What a way to self report / Feb 20, 2025 at 5:15 am
None of those people have anything to do with each other? You’re using the alleged behavior of soccer fans in Europe to come to conclusions about Jews in America only because they have the common factor of having the same ethnicity.
Or, you know, pretty much the definition of racism. Examine your biases.
And maybe look to how your precious Palestinians are cheering for the deaths of infants this morning. Acting like the murdering the Bibas kids has anything to do with their liberation.
Mike / Feb 21, 2025 at 3:34 pm
First, it is not “alleged” behavior, the vile Israeli soccer fans’ behavior is all proudly filmed on video.
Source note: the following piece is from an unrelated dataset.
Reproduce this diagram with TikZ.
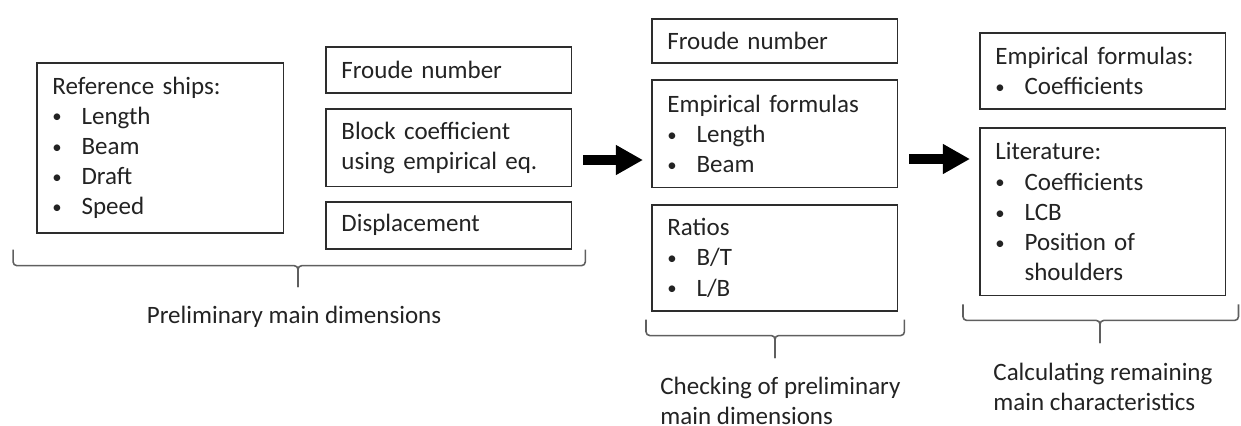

Second, the Adelson billionaires Sheldon and Miriam have made it perfectly clear their top priority is the further Jewish colonization and annexation of the West Bank, where they believe Jews from Brooklyn should have the right to steal homes from the indigenous Palestinians. You could not find a more clear-cut example of Jewish supremacists, who are funding the author of this article defending the fascist Israeli soccer fans.
Third, the Bibas kids were murdered by Israeli airstrikes as a part of their official Hannibal Directive policy – even their FATHER Yarden Bibas acknowledged that Israel killed them in a video.
And lastly, the Palestinians were celebrating the handing over of the bodies because it is part of an exchange deal that will result in all Palestinian women and children under 19 who were detained since October 7 being freed from prison. So it quite literally has to do with their liberation. Although it of course has nothing to do with the nonexistent anti-semitism on college campuses. But hey, maybe if you keep repeating sloppy, easily debunkable Zionist drivel, you too could one day receive funding from Jewish supremacist billionaires.
Lisa Bernstein / Feb 27, 2025 at 4:03 am
The bibas children were killed by Hamas according to the forensics.
Concerned student / Feb 16, 2025 at 10:55 pm
Well said! The time has come to reject extremism and uphold the values that define us. A university is a place of learning and debate, and those who continuously disrupt it—especially while co-opting racism and antisemitism—should face consequences.